I had an opportunity interview one of my good friends on Retirement Planning For Women. My friend, Beth Siegel, works for a large investment company and has been an investment representative for approximately 20 years +. She gave me an opportunity to interview her and I found that she made an outstanding speaker on advice for women on how to save for their retirement.
Here are the tips and a brief outline from what Siegel had to say about retirement investing for women:
First women must understand that Investing is emotional. It is tied to our mindset and sometimes we don’t plan far enough ahead for very personal reasons that can often be self-defeating. If you are one of those people then seek out advice from other women who have made the retirement decision to plan ahead.
Tie your savings and retirement goals to your personal goals. Examine what you believe your health may (or may not) be and whether or not the swimming or golfing or running a marathon goals are realistic and achievable in your retirement.
The 50-60 age group is deciding if they want to change careers, change their life goals, or stay in what they are doing right now. They are at that midway place in their lives where they are planning for their long-term goals.
Women need 20% more than men to retire because they are living approx. seven years longer than men.
Women tend to invest more conservatively than men because they fear losing their money.
– Instead of fearing losing their money, women REALLY NEED TO focus on whether they will run out of money. Siegel said that this should be their biggest fear instead.
– If you are too conservative with your investing then your savings won’t keep up with inflation.
– You’ll need 7.5-9% per year to retire.
– A diversified portfolio is the best and sticking with that is important!
– Currently, you can look to Social Security to provide about 12% of your retirement income. That’s about a tip for dinner.
– Can you afford to count on living on tip income?
– Be involved in setting aside money.
Regular IRA – Tax-free, but limitations in contributions are only $6,000.00 per year. If you have a company that pays retirement match, put the max amount in because that is free money to you.
For the self-employed there is opportunity to invest up to $40,000.00 per year from your gross income.
– This is possible because your company puts the money in for you (individual 401K).
– SEP – individual plan is calculated on net income and the savings is less than a 401K.
For employers with employees who work less than 20 hours per week, there are regular 401K options – ask a payroll company or advisor for more information on these plans.
– Safe Harbor Plans avoid age and wage restrictions and you can save the maximum amount of money.
If you have a windfall of money there is no real way to avoid paying taxes on it, so be smart with your goals and what your plans are for that money so that it lasts for you. Seek advice if you really don’t have a clue.

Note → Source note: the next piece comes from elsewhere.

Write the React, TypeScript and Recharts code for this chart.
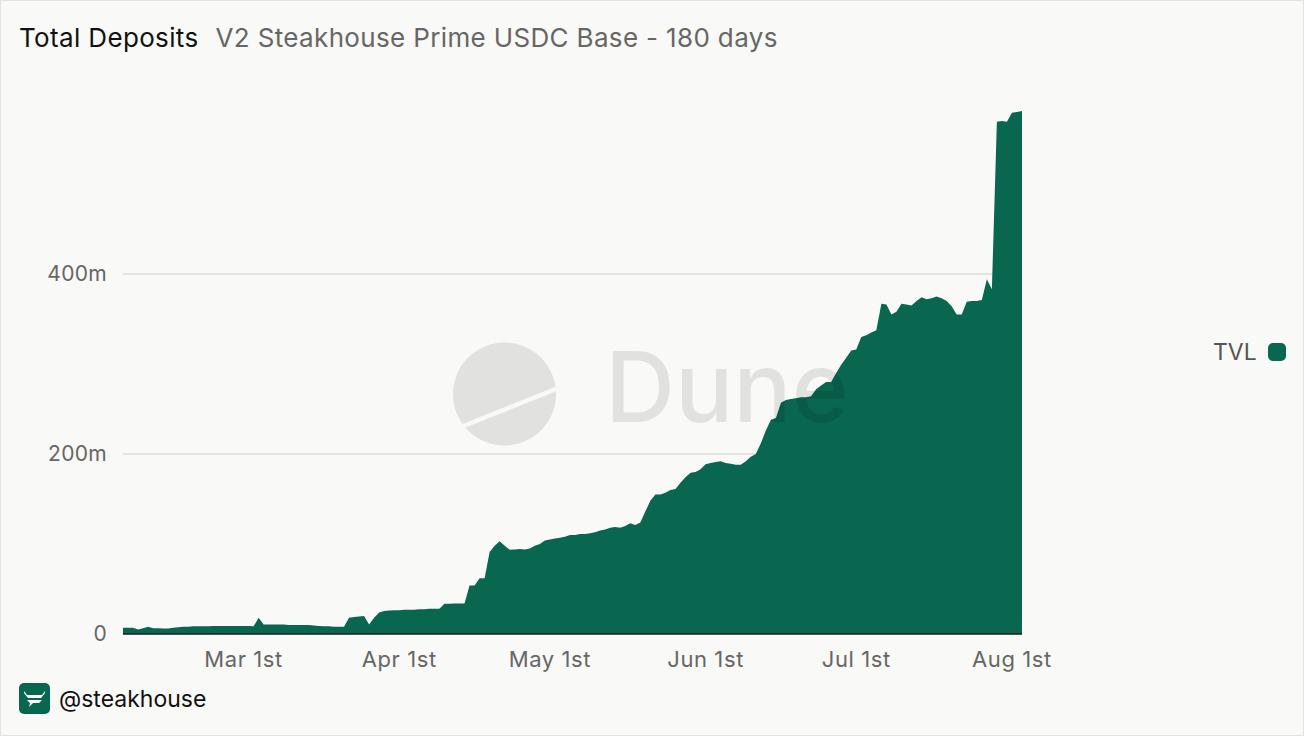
import { AreaChart, Area, XAxis, YAxis, CartesianGrid } from "recharts";

// TVL in millions USD, one value per day, 2025-02-05 .. 2025-08-03
const febValues = [7, 7, 7, 5, 6.5, 8, 6.5, 6.5, 6, 6, 7, 7.5, 8, 8, 8.5, 8.5, 8.5, 8.5, 9, 9, 9, 9, 9, 9];
const marValues = [
  9, 9, 8.5, 18, 10.5, 10.5, 10.5, 10.5, 10.5, 10, 10, 10, 10, 10, 9.5, 9, 8.5, 8.5, 8, 8, 8, 18, 19, 19.5, 20,
  10.5, 18, 24, 25.5, 26, 26.5,
];
const aprValues = [
  26.5, 27, 27, 27, 27.5, 27.5, 28, 28, 28, 33.5, 33.5, 34, 34, 34, 54, 54, 62, 62, 91, 98, 103, 98, 93.5, 94,
  94.5, 94, 95, 98, 100, 104,
];
const mayValues = [
  105, 106, 107, 108, 110, 110, 111, 111, 112, 113, 115, 116, 118, 119, 118, 120, 123, 121, 124, 136, 148, 155,
  155, 157, 160, 161, 168, 174, 179, 180, 183,
];
const junValues = [
  188.5, 190, 191, 192, 190, 189, 188, 188, 192, 197, 200, 212, 226, 238, 240, 257, 260, 261, 262, 263, 263, 264,
  272, 276, 280, 280, 290, 299, 307, 315,
];
const julValues = [
  316, 330, 332, 335, 337.5, 367, 366, 355, 358, 367, 366, 365, 370, 374, 372, 373, 375, 373, 370, 364, 355, 355,
  369, 370, 370, 371, 394, 383, 569, 570, 569,
];
const augValues = [579, 580, 581];

const START_DATE = "2025-02-05";
const tickDates = ["2025-03-01", "2025-04-01", "2025-05-01", "2025-06-01", "2025-07-01", "2025-08-01"];
const tickLabels = ["Mar 1st", "Apr 1st", "May 1st", "Jun 1st", "Jul 1st", "Aug 1st"];
const yTicks = [0, 200, 400];
const gridValues = [200, 400];

const GREEN = "#09664f";
const FONT = "Inter, 'Noto Sans', sans-serif";

const tvl = [...febValues, ...marValues, ...aprValues, ...mayValues, ...junValues, ...julValues, ...augValues];

const data = tvl.map((v, i) => {
  const d = new Date(START_DATE + "T00:00:00Z");
  d.setUTCDate(d.getUTCDate() + i);
  return { date: d.toISOString().slice(0, 10), TVL: v };
});

function Watermark() {
  return (
    <svg width={1304} height={736} style={{ position: "absolute", left: 0, top: 0, pointerEvents: "none" }}>
      <defs>
        <mask id="duneMask">
          <circle cx={503.5} cy={393} r={51.5} fill="#fff" />
          <line x1={440} y1={434} x2={570} y2={382} stroke="#000" strokeWidth={4.5} />
        </mask>
      </defs>
      <g fill="#000" fillOpacity={0.095}>
        <rect x={440} y={330} width={130} height={130} mask="url(#duneMask)" />
        <text x={604} y={421} fontFamily={FONT} fontSize={97} fontWeight={500}>
          Dune
        </text>
      </g>
    </svg>
  );
}

function SteakLogo() {
  return (
    <svg width={31} height={31} viewBox="0 0 31 31">
      <rect x={0} y={0} width={31} height={31} rx={5} fill={GREEN} />
      <path d="M5 8 L8 12 L23 12 L26 8 L26 10 L22 15 L9 15 L5 10 Z" fill="#fff" />
      <path d="M8 17 L23 17 L20 20 L14 20 L10 24 L11 20 Z" fill="#fff" />
    </svg>
  );
}

export default function App() {
  return (
    <div
      style={{
        position: "relative",
        width: 1304,
        height: 736,
        background: "#f9f9f7",
        boxSizing: "border-box",
        border: "1px solid #e2e2e0",
        fontFamily: FONT,
        overflow: "hidden",
      }}
    >
      <style>{"body{margin:0}"}</style>
      <div
        style={{ position: "absolute", left: 18, top: 21, fontSize: 26, letterSpacing: 0.35, whiteSpace: "nowrap" }}
      >
        <span style={{ color: "#111" }}>Total Deposits</span>
        <span style={{ color: "#666", marginLeft: 17 }}>V2 Steakhouse Prime USDC Base - 180 days</span>
      </div>

      <div style={{ position: "absolute", left: 0, top: 0 }}>
        <AreaChart width={1304} height={736} data={data} margin={{ top: 110, right: 283, bottom: 63, left: 0 }}>
          <CartesianGrid vertical={false} horizontalValues={gridValues} stroke="#e3e3e1" strokeWidth={2} />
          <XAxis
            dataKey="date"
            ticks={tickDates}
            interval={0}
            tickFormatter={(v) => tickLabels[tickDates.indexOf(v)] ?? ""}
            tick={{ fontSize: 22, fill: "#666", fontFamily: FONT, letterSpacing: 0.6 }}
            tickLine={false}
            tickSize={0}
            tickMargin={17}
            axisLine={{ stroke: "#1a1a1a", strokeWidth: 1.5 }}
            height={40}
          />
          <YAxis
            type="number"
            domain={[0, 581]}
            ticks={yTicks}
            tickFormatter={(v) => (v === 0 ? "0" : `${v}m`)}
            tick={{ fontSize: 21, fill: "#666", fontFamily: FONT, letterSpacing: 0.3 }}
            tickLine={false}
            tickSize={0}
            tickMargin={16}
            axisLine={false}
            width={122}
          />
          <Area
            type="linear"
            dataKey="TVL"
            stroke="none"
            fill={GREEN}
            fillOpacity={1}
            isAnimationActive={false}
            dot={false}
            activeDot={false}
          />
        </AreaChart>
      </div>

      <Watermark />

      <div
        style={{
          position: "absolute",
          left: 1212,
          top: 337,
          display: "flex",
          alignItems: "center",
          fontSize: 23,
          color: "#555",
        }}
      >
        <span>TVL</span>
        <span
          style={{ display: "inline-block", width: 18, height: 18, borderRadius: 5, background: GREEN, marginLeft: 11 }}
        />
      </div>

      <div style={{ position: "absolute", left: 18, top: 682, display: "flex", alignItems: "center" }}>
        <SteakLogo />
        <span style={{ marginLeft: 9, fontSize: 23, color: "#111" }}>@steakhouse</span>
      </div>
    </div>
  );
}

– Be smart about what you get because most people go through a windfall in two years.
– Control your destiny with your good choices.
Siegel told me that she thought that the next bubble would be in commodities, and that real estate investments (in the last 200 years) averaged 5%.

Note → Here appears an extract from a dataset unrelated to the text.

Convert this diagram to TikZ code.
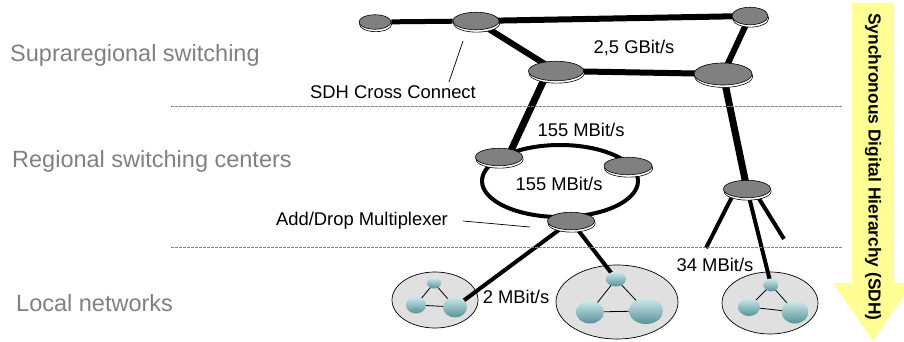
\documentclass[tikz,border=0pt]{standalone}
\usepackage{fontspec}
\setmainfont{Liberation Sans}
\usepackage{xcolor}
\definecolor{swgray}{RGB}{128,128,128}
\definecolor{netgray}{RGB}{224,224,224}
\definecolor{hostlight}{RGB}{208,234,236}
\definecolor{hostdark}{RGB}{86,146,152}
\definecolor{sdhyellow}{RGB}{255,255,150}
\definecolor{tiergray}{RGB}{128,128,128}
\usepackage{tikz}
\usetikzlibrary{shapes.geometric, shadows}

\pgfdeclarelayer{back}
\pgfdeclarelayer{wires}
\pgfsetlayers{back,wires,main}

\begin{document}
\begin{tikzpicture}[x=1pt, y=-1pt,
  sdhnode/.style={ellipse, draw=black, line width=0.6pt, fill=swgray, inner sep=0pt,
    copy shadow={shadow xshift=0.6pt, shadow yshift=-2.4pt, fill=white, draw=black, line width=0.6pt}},
  hostnode/.style={ellipse, inner sep=0pt, draw=none, top color=hostlight, bottom color=hostdark},
  netnode/.style={ellipse, draw=black, line width=0.7pt, fill=netgray, inner sep=0pt},
  ratelbl/.style={font=\fontsize{18.4}{20}\selectfont, inner sep=0pt},
  tierlbl/.style={font=\fontsize{23.5}{26}\selectfont, text=tiergray, inner sep=0pt, anchor=west},
  trunk/.style={line width=6pt},
  branch/.style={line width=4pt},
  leader/.style={line width=0.7pt},
  tierline/.style={gray, line width=0.8pt, dash pattern=on 2.5pt off 1.5pt}]

\useasboundingbox (0,0) rectangle (904,342);
\clip (0,0) rectangle (904,342);

% SDH arrow
\fill[sdhyellow] (852,3) -- (894,3) -- (894,283) -- (913,283) -- (873,341) -- (833,283) -- (852,283) -- cycle;
\node[rotate=-90, font=\bfseries\fontsize{17.4}{19}\selectfont, inner sep=0pt] (sdhlbl) at (873,167) {Synchronous Digital Hierarchy (SDH)};

% levels
\node[tierlbl] (supra) at (10,55) {Supraregional switching};
\node[tierlbl] (regio) at (12,161) {Regional switching centers};
\node[tierlbl] (local) at (16,303) {Local networks};
\draw[tierline] (171,106) -- (843,106);
\draw[tierline] (171,247) -- (843,247);

% supraregional
\node[sdhnode, minimum width=32pt, minimum height=14.5pt] (s1) at (375,22) {};
\node[sdhnode, minimum width=46pt, minimum height=17.5pt] (s2) at (476,21) {};
\node[sdhnode, minimum width=36pt, minimum height=17.5pt] (s3) at (750,16) {};
\node[sdhnode, minimum width=55pt, minimum height=19.5pt] (s4) at (556,71) {};
\node[sdhnode, minimum width=58pt, minimum height=22pt] (s5) at (723,74) {};

% regional
\node[sdhnode, minimum width=47pt, minimum height=17.5pt] (r1) at (499,157) {};
\node[sdhnode, minimum width=48pt, minimum height=17.5pt] (r2) at (628,166) {};
\node[sdhnode, minimum width=47pt, minimum height=17.5pt] (adm) at (571,221) {};
\node[sdhnode, minimum width=47pt, minimum height=17.5pt] (t1) at (747,189) {};
\coordinate (ringc) at (560,181);

% local networks
\begin{pgfonlayer}{back}
\node[netnode, minimum width=86pt, minimum height=56pt] (n1) at (435,300) {};
\node[netnode, minimum width=122pt, minimum height=74pt] (n2) at (617,302) {};
\node[netnode, minimum width=96pt, minimum height=62pt] (n3) at (770,303) {};
\end{pgfonlayer}
\node[hostnode, minimum width=14pt, minimum height=11pt] (h1a) at (434,283) {};
\node[hostnode, minimum width=20pt, minimum height=17pt] (h1b) at (416,305) {};
\node[hostnode, minimum width=24pt, minimum height=21pt] (h1c) at (455,307) {};
\node[hostnode, minimum width=20pt, minimum height=15pt] (h2a) at (616,279) {};
\node[hostnode, minimum width=28pt, minimum height=23pt] (h2b) at (590,312) {};
\node[hostnode, minimum width=34pt, minimum height=26pt] (h2c) at (646,311) {};
\node[hostnode, minimum width=15pt, minimum height=13pt] (h3a) at (771,285) {};
\node[hostnode, minimum width=22pt, minimum height=18pt] (h3b) at (749,307) {};
\node[hostnode, minimum width=27pt, minimum height=23pt] (h3c) at (795,312) {};

% labels
\node[ratelbl] (lbl25) at (634,48) {2,5 GBit/s};
\node[ratelbl] (lblcc) at (393,92) {SDH Cross Connect};
\node[ratelbl] (lbl155a) at (581,130) {155 MBit/s};
\node[ratelbl] (lbl155b) at (559,184) {155 MBit/s};
\node[ratelbl] (lbladm) at (362,221) {Add/Drop Multiplexer};
\node[ratelbl] (lbl2) at (516,297) {2 MBit/s};
\node[ratelbl] (lbl34) at (715,265) {34 MBit/s};
\coordinate (ccTop) at (463,41);
\coordinate (ccFoot) at (449,82);
\coordinate (admTip) at (530,227);
\coordinate (tLeft) at (706,248);
\coordinate (tRight) at (784,239);

% links
\begin{pgfonlayer}{wires}
\draw[line width=5pt] (s1) -- (s2);
\draw[trunk] (s2.center) -- (s3.center);
\draw[trunk] (s2.center) -- (s4.center);
\draw[trunk] (s4.center) -- (s5.center);
\draw[trunk] (s3.center) -- (s5.center);
\draw[line width=7pt] ([xshift=-8pt]s4.center) -- ([xshift=9pt]r1.center);
\draw[line width=7pt] (s5.center) -- (t1.center);
\draw[branch] (ringc) ellipse [x radius=78, y radius=36];
\draw[branch] (adm.center) -- (h1c.center);
\draw[branch] (adm.center) -- (h2a.center);
\draw[branch] ([xshift=-11pt]t1.center) -- (tLeft);
\draw[branch] (t1.center) -- (h3a.center);
\draw[branch] ([xshift=6pt]t1.center) -- (tRight);
\foreach \net in {1,2,3} {
  \draw[line width=0.8pt] (h\net a.center) -- (h\net b.center) -- (h\net c.center) -- cycle;
}
\end{pgfonlayer}
\draw[leader] (ccTop) -- (ccFoot);
\draw[leader] ([xshift=15pt]lbladm.east) -- (admTip);
\end{tikzpicture}
\end{document}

– Don’t try to time the market — Wait it out.
– Most people with a portfolio look better than the market, so don’t watch the market to predict your portfolio.
Siegel informed me that hedge funds will sell their portfolios back to the banks to pay their debt and there were huge corrections that happened in the marketplace as a result. Siegel says that is what was driving the market.
Siegel explained that are three cash strategies:
1. Long-term: If you have long-term goals, have your money working long-term.
2 & 3. Short-Term and Cash Flow: Plan your strategy and work your goals and plans around your lifestyle and what you need and want to happen. Plan for that money.
Siegel highly recommended, “Business Week Magazine,” and the book, “Wall Street Journal Complete Money & Investing guidebook,” by Dave Kansas – Used & new $4.55-$10.00.
And when it comes to retirement planning by watching the news, she had this to say,… “Watch the 6:30 news program on public TV for information, and don’t watch the media hype for money information.” She continued saying, “TV media hype is slanted, biased and mostly (just plain) ignorant.”
So, when you plan for your retirement take these tips into consideration. That way the twenty years you hadn’t planned on getting won’t have you looking for a job at your local fast food restaurant.